- **TASK REQUIREMENTS**
Would you repeat the listing exactly but omit every picture?

INFORMATION SHOWN start

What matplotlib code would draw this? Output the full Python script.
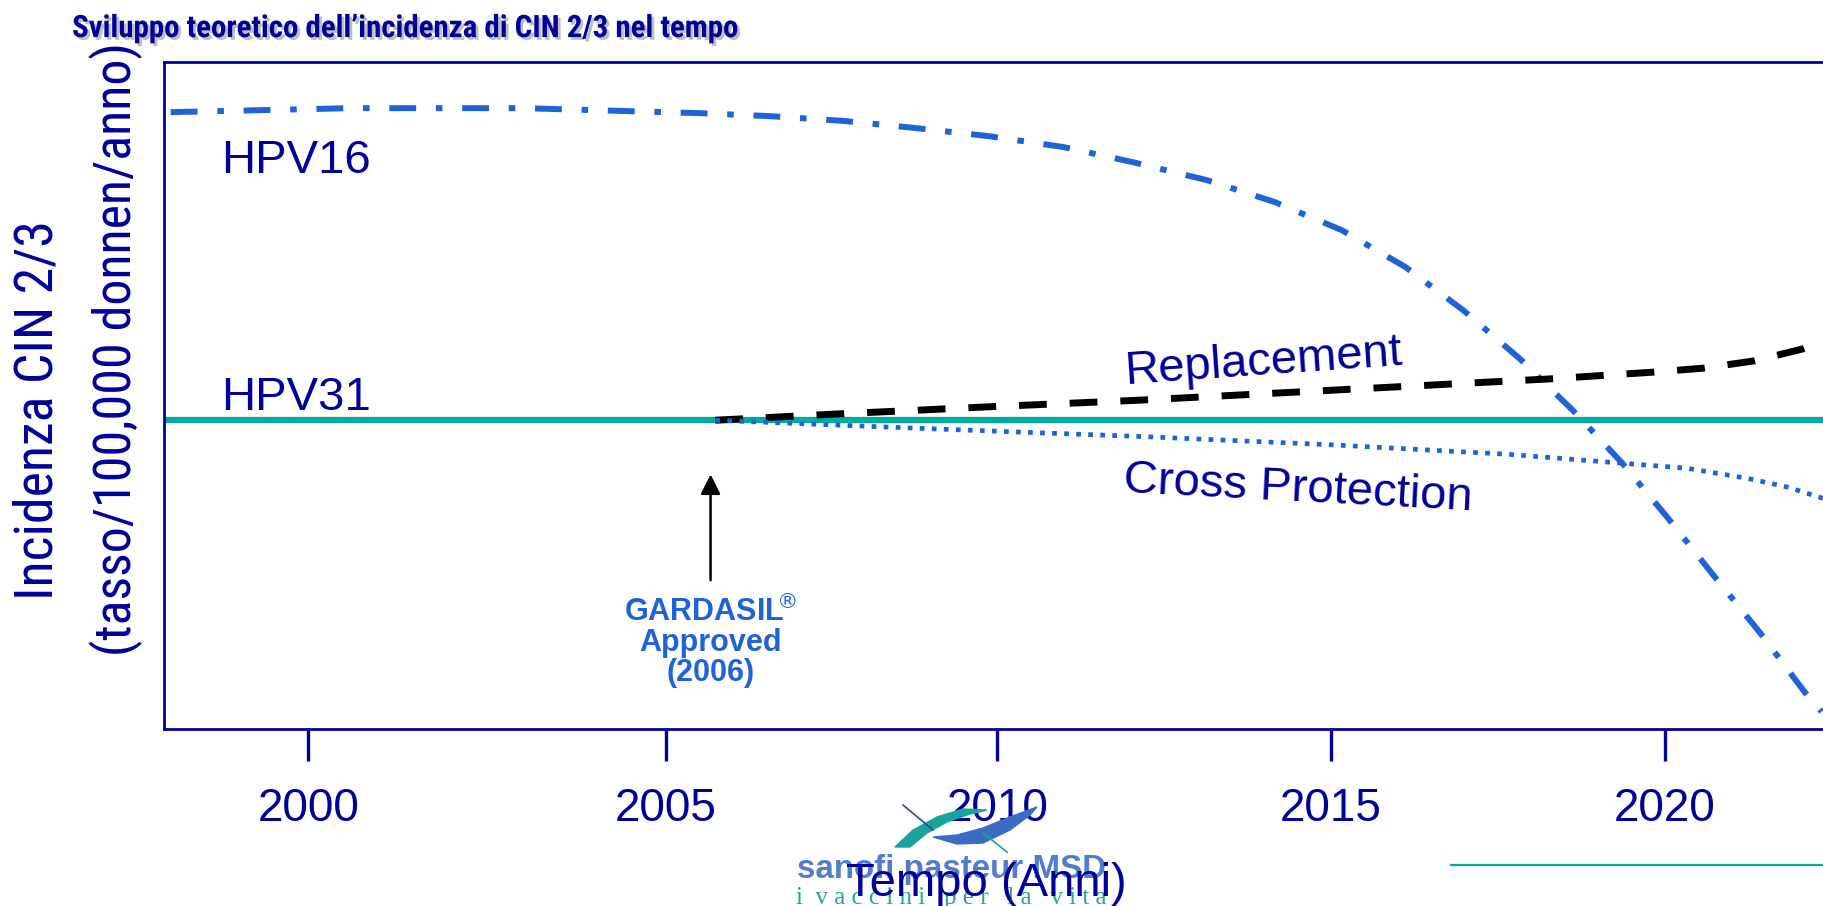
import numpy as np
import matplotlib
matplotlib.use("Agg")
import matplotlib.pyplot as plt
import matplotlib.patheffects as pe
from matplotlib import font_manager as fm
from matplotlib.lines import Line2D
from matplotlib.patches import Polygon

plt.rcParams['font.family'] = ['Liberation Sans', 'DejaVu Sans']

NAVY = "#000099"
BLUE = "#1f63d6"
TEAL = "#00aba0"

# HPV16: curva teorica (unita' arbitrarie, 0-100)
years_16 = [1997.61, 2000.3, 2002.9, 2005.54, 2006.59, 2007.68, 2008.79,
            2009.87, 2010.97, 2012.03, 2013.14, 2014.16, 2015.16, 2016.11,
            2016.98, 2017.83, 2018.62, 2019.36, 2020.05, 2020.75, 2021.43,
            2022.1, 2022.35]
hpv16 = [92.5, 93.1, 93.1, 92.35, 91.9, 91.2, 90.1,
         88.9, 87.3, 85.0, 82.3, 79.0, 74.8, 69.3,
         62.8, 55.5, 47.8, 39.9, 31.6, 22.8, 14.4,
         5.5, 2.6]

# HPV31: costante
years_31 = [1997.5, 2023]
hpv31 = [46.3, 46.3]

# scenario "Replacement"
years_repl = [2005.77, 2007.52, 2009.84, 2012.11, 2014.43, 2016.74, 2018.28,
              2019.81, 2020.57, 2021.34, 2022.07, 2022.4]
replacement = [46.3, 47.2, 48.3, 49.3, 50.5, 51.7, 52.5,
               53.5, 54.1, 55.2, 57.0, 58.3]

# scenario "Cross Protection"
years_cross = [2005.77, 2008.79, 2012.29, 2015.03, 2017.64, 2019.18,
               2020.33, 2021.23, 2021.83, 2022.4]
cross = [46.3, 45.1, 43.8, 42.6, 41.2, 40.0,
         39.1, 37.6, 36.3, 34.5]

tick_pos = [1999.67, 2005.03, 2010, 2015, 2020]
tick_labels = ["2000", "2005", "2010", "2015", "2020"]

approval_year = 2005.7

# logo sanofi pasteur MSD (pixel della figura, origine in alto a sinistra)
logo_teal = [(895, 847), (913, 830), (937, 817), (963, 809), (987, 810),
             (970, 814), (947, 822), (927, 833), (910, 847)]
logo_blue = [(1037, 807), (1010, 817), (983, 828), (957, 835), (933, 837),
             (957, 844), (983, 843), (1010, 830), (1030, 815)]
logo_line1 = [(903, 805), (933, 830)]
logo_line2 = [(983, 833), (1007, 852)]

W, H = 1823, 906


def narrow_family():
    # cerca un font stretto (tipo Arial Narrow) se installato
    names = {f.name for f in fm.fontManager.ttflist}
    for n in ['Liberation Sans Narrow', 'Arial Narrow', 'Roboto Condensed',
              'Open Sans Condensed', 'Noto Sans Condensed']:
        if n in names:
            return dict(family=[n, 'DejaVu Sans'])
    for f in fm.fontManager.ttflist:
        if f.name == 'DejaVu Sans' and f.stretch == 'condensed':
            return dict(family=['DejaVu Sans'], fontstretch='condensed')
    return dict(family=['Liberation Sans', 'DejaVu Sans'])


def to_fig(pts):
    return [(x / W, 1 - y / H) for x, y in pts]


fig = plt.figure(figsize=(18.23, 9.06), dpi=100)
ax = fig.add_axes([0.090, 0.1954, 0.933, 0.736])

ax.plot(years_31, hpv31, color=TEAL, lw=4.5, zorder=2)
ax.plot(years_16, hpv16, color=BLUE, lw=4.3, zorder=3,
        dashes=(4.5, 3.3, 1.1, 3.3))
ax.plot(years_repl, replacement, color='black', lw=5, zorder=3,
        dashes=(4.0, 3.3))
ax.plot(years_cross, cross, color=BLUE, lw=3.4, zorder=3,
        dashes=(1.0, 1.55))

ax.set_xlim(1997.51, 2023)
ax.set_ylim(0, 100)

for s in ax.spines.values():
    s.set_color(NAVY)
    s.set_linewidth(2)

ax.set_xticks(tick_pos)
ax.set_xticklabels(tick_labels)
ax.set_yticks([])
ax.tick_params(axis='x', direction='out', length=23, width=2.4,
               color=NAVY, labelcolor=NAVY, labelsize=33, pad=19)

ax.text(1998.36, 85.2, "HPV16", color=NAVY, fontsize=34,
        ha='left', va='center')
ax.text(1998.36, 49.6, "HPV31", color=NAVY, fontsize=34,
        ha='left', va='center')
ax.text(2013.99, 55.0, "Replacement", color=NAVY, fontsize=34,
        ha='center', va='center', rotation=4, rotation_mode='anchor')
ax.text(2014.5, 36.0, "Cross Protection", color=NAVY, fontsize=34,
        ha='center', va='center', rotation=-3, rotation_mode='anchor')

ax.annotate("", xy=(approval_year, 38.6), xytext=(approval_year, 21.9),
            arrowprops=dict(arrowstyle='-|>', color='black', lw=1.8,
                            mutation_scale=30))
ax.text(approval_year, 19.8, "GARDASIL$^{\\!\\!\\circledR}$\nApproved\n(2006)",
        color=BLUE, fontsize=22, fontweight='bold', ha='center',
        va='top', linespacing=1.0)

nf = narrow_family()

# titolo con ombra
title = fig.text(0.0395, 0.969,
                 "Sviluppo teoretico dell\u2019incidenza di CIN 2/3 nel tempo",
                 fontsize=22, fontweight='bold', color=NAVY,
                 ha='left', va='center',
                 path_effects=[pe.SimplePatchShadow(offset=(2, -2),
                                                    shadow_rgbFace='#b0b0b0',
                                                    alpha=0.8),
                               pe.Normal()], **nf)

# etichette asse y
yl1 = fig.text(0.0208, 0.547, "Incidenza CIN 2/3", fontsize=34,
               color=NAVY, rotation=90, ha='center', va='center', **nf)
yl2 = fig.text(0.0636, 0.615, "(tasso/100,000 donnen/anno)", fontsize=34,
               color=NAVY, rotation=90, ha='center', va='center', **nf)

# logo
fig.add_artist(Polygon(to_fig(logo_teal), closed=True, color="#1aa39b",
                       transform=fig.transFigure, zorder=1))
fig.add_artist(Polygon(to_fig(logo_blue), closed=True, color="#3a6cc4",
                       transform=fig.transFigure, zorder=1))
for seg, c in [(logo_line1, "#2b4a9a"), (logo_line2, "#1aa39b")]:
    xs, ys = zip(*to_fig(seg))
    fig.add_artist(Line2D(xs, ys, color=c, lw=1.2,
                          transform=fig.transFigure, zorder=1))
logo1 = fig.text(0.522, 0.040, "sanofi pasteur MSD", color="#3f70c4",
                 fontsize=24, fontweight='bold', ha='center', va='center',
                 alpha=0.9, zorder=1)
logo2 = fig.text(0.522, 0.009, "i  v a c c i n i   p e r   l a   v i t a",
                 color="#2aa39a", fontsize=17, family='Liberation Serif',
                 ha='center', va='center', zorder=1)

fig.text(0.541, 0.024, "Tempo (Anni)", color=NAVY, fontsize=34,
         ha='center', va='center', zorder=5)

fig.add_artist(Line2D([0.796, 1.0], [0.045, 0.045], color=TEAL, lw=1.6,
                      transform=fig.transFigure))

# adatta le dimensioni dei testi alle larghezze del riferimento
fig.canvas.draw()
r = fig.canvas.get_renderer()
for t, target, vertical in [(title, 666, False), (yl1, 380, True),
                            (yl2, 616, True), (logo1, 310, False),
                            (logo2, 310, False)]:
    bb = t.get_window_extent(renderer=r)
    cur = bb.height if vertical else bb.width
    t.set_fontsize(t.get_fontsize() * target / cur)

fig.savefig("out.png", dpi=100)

INFORMATION SHOWN end

- **COMPLETED EXERCISE**
What matplotlib code would draw this? Output the full Python script.
import numpy as np
import matplotlib
matplotlib.use("Agg")
import matplotlib.pyplot as plt
import matplotlib.patheffects as pe
from matplotlib import font_manager as fm
from matplotlib.lines import Line2D
from matplotlib.patches import Polygon

plt.rcParams['font.family'] = ['Liberation Sans', 'DejaVu Sans']

NAVY = "#000099"
BLUE = "#1f63d6"
TEAL = "#00aba0"

# HPV16: curva teorica (unita' arbitrarie, 0-100)
years_16 = [1997.61, 2000.3, 2002.9, 2005.54, 2006.59, 2007.68, 2008.79,
            2009.87, 2010.97, 2012.03, 2013.14, 2014.16, 2015.16, 2016.11,
            2016.98, 2017.83, 2018.62, 2019.36, 2020.05, 2020.75, 2021.43,
            2022.1, 2022.35]
hpv16 = [92.5, 93.1, 93.1, 92.35, 91.9, 91.2, 90.1,
         88.9, 87.3, 85.0, 82.3, 79.0, 74.8, 69.3,
         62.8, 55.5, 47.8, 39.9, 31.6, 22.8, 14.4,
         5.5, 2.6]

# HPV31: costante
years_31 = [1997.5, 2023]
hpv31 = [46.3, 46.3]

# scenario "Replacement"
years_repl = [2005.77, 2007.52, 2009.84, 2012.11, 2014.43, 2016.74, 2018.28,
              2019.81, 2020.57, 2021.34, 2022.07, 2022.4]
replacement = [46.3, 47.2, 48.3, 49.3, 50.5, 51.7, 52.5,
               53.5, 54.1, 55.2, 57.0, 58.3]

# scenario "Cross Protection"
years_cross = [2005.77, 2008.79, 2012.29, 2015.03, 2017.64, 2019.18,
               2020.33, 2021.23, 2021.83, 2022.4]
cross = [46.3, 45.1, 43.8, 42.6, 41.2, 40.0,
         39.1, 37.6, 36.3, 34.5]

tick_pos = [1999.67, 2005.03, 2010, 2015, 2020]
tick_labels = ["2000", "2005", "2010", "2015", "2020"]

approval_year = 2005.7

# logo sanofi pasteur MSD (pixel della figura, origine in alto a sinistra)
logo_teal = [(895, 847), (913, 830), (937, 817), (963, 809), (987, 810),
             (970, 814), (947, 822), (927, 833), (910, 847)]
logo_blue = [(1037, 807), (1010, 817), (983, 828), (957, 835), (933, 837),
             (957, 844), (983, 843), (1010, 830), (1030, 815)]
logo_line1 = [(903, 805), (933, 830)]
logo_line2 = [(983, 833), (1007, 852)]

W, H = 1823, 906


def narrow_family():
    # cerca un font stretto (tipo Arial Narrow) se installato
    names = {f.name for f in fm.fontManager.ttflist}
    for n in ['Liberation Sans Narrow', 'Arial Narrow', 'Roboto Condensed',
              'Open Sans Condensed', 'Noto Sans Condensed']:
        if n in names:
            return dict(family=[n, 'DejaVu Sans'])
    for f in fm.fontManager.ttflist:
        if f.name == 'DejaVu Sans' and f.stretch == 'condensed':
            return dict(family=['DejaVu Sans'], fontstretch='condensed')
    return dict(family=['Liberation Sans', 'DejaVu Sans'])


def to_fig(pts):
    return [(x / W, 1 - y / H) for x, y in pts]


fig = plt.figure(figsize=(18.23, 9.06), dpi=100)
ax = fig.add_axes([0.090, 0.1954, 0.933, 0.736])

ax.plot(years_31, hpv31, color=TEAL, lw=4.5, zorder=2)
ax.plot(years_16, hpv16, color=BLUE, lw=4.3, zorder=3,
        dashes=(4.5, 3.3, 1.1, 3.3))
ax.plot(years_repl, replacement, color='black', lw=5, zorder=3,
        dashes=(4.0, 3.3))
ax.plot(years_cross, cross, color=BLUE, lw=3.4, zorder=3,
        dashes=(1.0, 1.55))

ax.set_xlim(1997.51, 2023)
ax.set_ylim(0, 100)

for s in ax.spines.values():
    s.set_color(NAVY)
    s.set_linewidth(2)

ax.set_xticks(tick_pos)
ax.set_xticklabels(tick_labels)
ax.set_yticks([])
ax.tick_params(axis='x', direction='out', length=23, width=2.4,
               color=NAVY, labelcolor=NAVY, labelsize=33, pad=19)

ax.text(1998.36, 85.2, "HPV16", color=NAVY, fontsize=34,
        ha='left', va='center')
ax.text(1998.36, 49.6, "HPV31", color=NAVY, fontsize=34,
        ha='left', va='center')
ax.text(2013.99, 55.0, "Replacement", color=NAVY, fontsize=34,
        ha='center', va='center', rotation=4, rotation_mode='anchor')
ax.text(2014.5, 36.0, "Cross Protection", color=NAVY, fontsize=34,
        ha='center', va='center', rotation=-3, rotation_mode='anchor')

ax.annotate("", xy=(approval_year, 38.6), xytext=(approval_year, 21.9),
            arrowprops=dict(arrowstyle='-|>', color='black', lw=1.8,
                            mutation_scale=30))
ax.text(approval_year, 19.8, "GARDASIL$^{\\!\\!\\circledR}$\nApproved\n(2006)",
        color=BLUE, fontsize=22, fontweight='bold', ha='center',
        va='top', linespacing=1.0)

nf = narrow_family()

# titolo con ombra
title = fig.text(0.0395, 0.969,
                 "Sviluppo teoretico dell\u2019incidenza di CIN 2/3 nel tempo",
                 fontsize=22, fontweight='bold', color=NAVY,
                 ha='left', va='center',
                 path_effects=[pe.SimplePatchShadow(offset=(2, -2),
                                                    shadow_rgbFace='#b0b0b0',
                                                    alpha=0.8),
                               pe.Normal()], **nf)

# etichette asse y
yl1 = fig.text(0.0208, 0.547, "Incidenza CIN 2/3", fontsize=34,
               color=NAVY, rotation=90, ha='center', va='center', **nf)
yl2 = fig.text(0.0636, 0.615, "(tasso/100,000 donnen/anno)", fontsize=34,
               color=NAVY, rotation=90, ha='center', va='center', **nf)

# logo
fig.add_artist(Polygon(to_fig(logo_teal), closed=True, color="#1aa39b",
                       transform=fig.transFigure, zorder=1))
fig.add_artist(Polygon(to_fig(logo_blue), closed=True, color="#3a6cc4",
                       transform=fig.transFigure, zorder=1))
for seg, c in [(logo_line1, "#2b4a9a"), (logo_line2, "#1aa39b")]:
    xs, ys = zip(*to_fig(seg))
    fig.add_artist(Line2D(xs, ys, color=c, lw=1.2,
                          transform=fig.transFigure, zorder=1))
logo1 = fig.text(0.522, 0.040, "sanofi pasteur MSD", color="#3f70c4",
                 fontsize=24, fontweight='bold', ha='center', va='center',
                 alpha=0.9, zorder=1)
logo2 = fig.text(0.522, 0.009, "i  v a c c i n i   p e r   l a   v i t a",
                 color="#2aa39a", fontsize=17, family='Liberation Serif',
                 ha='center', va='center', zorder=1)

fig.text(0.541, 0.024, "Tempo (Anni)", color=NAVY, fontsize=34,
         ha='center', va='center', zorder=5)

fig.add_artist(Line2D([0.796, 1.0], [0.045, 0.045], color=TEAL, lw=1.6,
                      transform=fig.transFigure))

# adatta le dimensioni dei testi alle larghezze del riferimento
fig.canvas.draw()
r = fig.canvas.get_renderer()
for t, target, vertical in [(title, 666, False), (yl1, 380, True),
                            (yl2, 616, True), (logo1, 310, False),
                            (logo2, 310, False)]:
    bb = t.get_window_extent(renderer=r)
    cur = bb.height if vertical else bb.width
    t.set_fontsize(t.get_fontsize() * target / cur)

fig.savefig("out.png", dpi=100)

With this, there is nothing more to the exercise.